A family mortgage works just like a regular mortgage. However, it differs because it involves borrowing money from family members or relatives rather than a financial institution like a bank. You agree with your loan provider on certain terms, conditions, and understanding between family members involved in the lending and borrowing. A family mortgage can be a compelling option that can benefit everyone involved.
There are several benefits of receiving donations from family:
The primary advantage of a family mortgage is that the funds remain within the family. For those lending the money, the benefit lies in earning higher revenue than placing the funds in a savings account. While the mortgage interest might be relatively low, the interest earned on savings would be much lower.
You could benefit from borrowing more money. Also, if you get a mortgage from the bank and the family mortgage, you will likely have to pay less overall interest.
Since a family mortgage often involves large amounts of money, there are risks that you cannot oversee:
Consider potential scenarios like unemployment or disability.
Parents must ensure they maintain financial stability after providing the donation.
Future family changes, such as marriages, divorces, or changes in financial situations, might impact the loan agreement or create complications.
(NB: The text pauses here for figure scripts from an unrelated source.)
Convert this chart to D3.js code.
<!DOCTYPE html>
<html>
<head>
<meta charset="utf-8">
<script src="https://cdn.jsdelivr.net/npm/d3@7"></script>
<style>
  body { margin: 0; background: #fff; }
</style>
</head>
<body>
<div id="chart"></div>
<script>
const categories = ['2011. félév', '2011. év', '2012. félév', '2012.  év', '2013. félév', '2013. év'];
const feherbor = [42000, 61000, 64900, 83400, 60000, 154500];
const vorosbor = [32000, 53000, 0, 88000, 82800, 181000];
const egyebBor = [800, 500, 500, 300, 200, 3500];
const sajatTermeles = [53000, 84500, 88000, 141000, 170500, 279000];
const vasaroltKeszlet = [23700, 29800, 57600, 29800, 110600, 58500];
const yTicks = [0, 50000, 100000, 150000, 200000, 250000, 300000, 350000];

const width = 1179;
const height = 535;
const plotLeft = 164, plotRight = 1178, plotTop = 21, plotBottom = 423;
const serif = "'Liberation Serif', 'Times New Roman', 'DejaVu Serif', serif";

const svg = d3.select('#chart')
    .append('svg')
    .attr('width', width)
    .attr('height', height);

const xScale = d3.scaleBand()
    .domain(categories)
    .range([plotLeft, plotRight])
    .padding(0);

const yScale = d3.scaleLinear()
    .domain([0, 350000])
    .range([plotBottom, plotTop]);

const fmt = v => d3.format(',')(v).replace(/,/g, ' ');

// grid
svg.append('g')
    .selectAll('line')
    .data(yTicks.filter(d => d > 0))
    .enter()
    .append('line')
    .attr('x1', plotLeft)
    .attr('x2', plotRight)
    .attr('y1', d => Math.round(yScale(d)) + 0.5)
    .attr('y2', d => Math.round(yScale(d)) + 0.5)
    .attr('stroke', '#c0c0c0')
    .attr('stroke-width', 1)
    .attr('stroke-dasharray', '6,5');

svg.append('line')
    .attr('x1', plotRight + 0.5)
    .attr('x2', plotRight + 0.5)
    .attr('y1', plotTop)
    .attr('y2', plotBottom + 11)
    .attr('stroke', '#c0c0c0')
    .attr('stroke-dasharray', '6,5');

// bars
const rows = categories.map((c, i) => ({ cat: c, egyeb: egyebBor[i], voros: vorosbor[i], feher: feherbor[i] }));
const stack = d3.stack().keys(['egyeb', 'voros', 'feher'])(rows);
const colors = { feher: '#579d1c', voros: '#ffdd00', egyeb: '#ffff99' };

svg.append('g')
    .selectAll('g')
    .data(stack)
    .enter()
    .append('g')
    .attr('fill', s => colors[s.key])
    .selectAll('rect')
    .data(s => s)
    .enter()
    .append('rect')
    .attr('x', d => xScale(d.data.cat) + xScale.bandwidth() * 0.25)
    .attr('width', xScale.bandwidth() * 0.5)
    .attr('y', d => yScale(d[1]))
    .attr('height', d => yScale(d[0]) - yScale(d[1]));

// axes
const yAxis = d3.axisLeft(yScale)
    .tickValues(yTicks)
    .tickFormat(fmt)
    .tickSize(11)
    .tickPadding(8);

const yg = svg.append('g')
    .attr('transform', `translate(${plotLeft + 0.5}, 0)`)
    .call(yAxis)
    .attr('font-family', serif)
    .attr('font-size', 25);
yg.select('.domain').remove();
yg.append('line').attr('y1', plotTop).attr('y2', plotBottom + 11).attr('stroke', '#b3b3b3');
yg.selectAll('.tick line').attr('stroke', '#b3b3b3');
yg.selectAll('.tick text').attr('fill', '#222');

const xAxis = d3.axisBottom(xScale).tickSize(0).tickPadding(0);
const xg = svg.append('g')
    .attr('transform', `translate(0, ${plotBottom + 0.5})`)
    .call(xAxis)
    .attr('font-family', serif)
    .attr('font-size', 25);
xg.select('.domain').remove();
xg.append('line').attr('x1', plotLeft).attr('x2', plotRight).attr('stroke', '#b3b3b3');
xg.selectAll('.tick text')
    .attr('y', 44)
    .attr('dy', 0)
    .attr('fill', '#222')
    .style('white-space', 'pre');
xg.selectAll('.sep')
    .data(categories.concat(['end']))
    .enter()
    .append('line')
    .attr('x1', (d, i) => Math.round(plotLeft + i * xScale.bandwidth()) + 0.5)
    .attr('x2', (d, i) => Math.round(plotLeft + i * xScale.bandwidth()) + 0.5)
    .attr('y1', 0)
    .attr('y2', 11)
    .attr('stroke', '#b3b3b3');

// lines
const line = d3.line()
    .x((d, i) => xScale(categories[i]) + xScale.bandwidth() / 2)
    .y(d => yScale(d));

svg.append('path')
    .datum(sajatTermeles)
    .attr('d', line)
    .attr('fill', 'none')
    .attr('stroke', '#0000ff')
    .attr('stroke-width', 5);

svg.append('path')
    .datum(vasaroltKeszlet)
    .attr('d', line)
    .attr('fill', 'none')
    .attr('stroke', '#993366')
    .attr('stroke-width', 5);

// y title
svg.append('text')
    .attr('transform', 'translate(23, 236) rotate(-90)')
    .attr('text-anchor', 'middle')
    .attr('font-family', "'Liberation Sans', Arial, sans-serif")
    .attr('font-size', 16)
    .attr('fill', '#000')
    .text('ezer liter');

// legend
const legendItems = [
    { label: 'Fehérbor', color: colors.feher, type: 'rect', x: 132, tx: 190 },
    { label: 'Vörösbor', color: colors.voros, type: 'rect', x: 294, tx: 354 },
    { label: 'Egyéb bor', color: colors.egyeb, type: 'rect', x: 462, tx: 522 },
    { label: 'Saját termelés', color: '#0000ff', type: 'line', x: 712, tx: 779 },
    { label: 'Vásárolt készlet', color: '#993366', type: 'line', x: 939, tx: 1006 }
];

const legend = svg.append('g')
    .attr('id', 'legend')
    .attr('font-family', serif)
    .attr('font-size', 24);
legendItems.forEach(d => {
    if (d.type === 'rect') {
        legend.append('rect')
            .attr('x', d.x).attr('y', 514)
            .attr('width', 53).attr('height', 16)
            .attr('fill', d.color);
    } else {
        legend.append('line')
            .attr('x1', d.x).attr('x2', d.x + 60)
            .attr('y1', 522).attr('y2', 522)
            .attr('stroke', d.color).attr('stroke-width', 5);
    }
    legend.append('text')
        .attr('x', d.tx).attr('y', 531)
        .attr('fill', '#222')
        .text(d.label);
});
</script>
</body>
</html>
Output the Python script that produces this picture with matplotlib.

Because of these risks, seeking a mortgage advisor's advice before drawing up an agreement is crucial.
A family mortgage can cover the entire cost of your home, but you can also choose to take only a portion of the loan as a family mortgage. Like a typical mortgage, you can deduct the interest from a family mortgage on your tax return if you meet these three requirements:
The interest must be in line with the market.
The loan must be repaid within 30 years.
The terms and conditions must be recorded in writing, often through a notary.
Loan for the primary residence.
Like a bank, your family members must report each year on the money you have repaid and the interest you have paid. This info must be shared with the Dutch Tax Authorities. You must pay the interest and mortgage repayment; you can't escape it through forgiveness.
The gift exemption, commonly called "jubelton," was a unique initiative enabling parents to financially assist their children in buying a home. In 2024, if you are between 18 and 40 and are using the exemption for the first time, you may be entitled to a tax-free donation of up to € 31,813.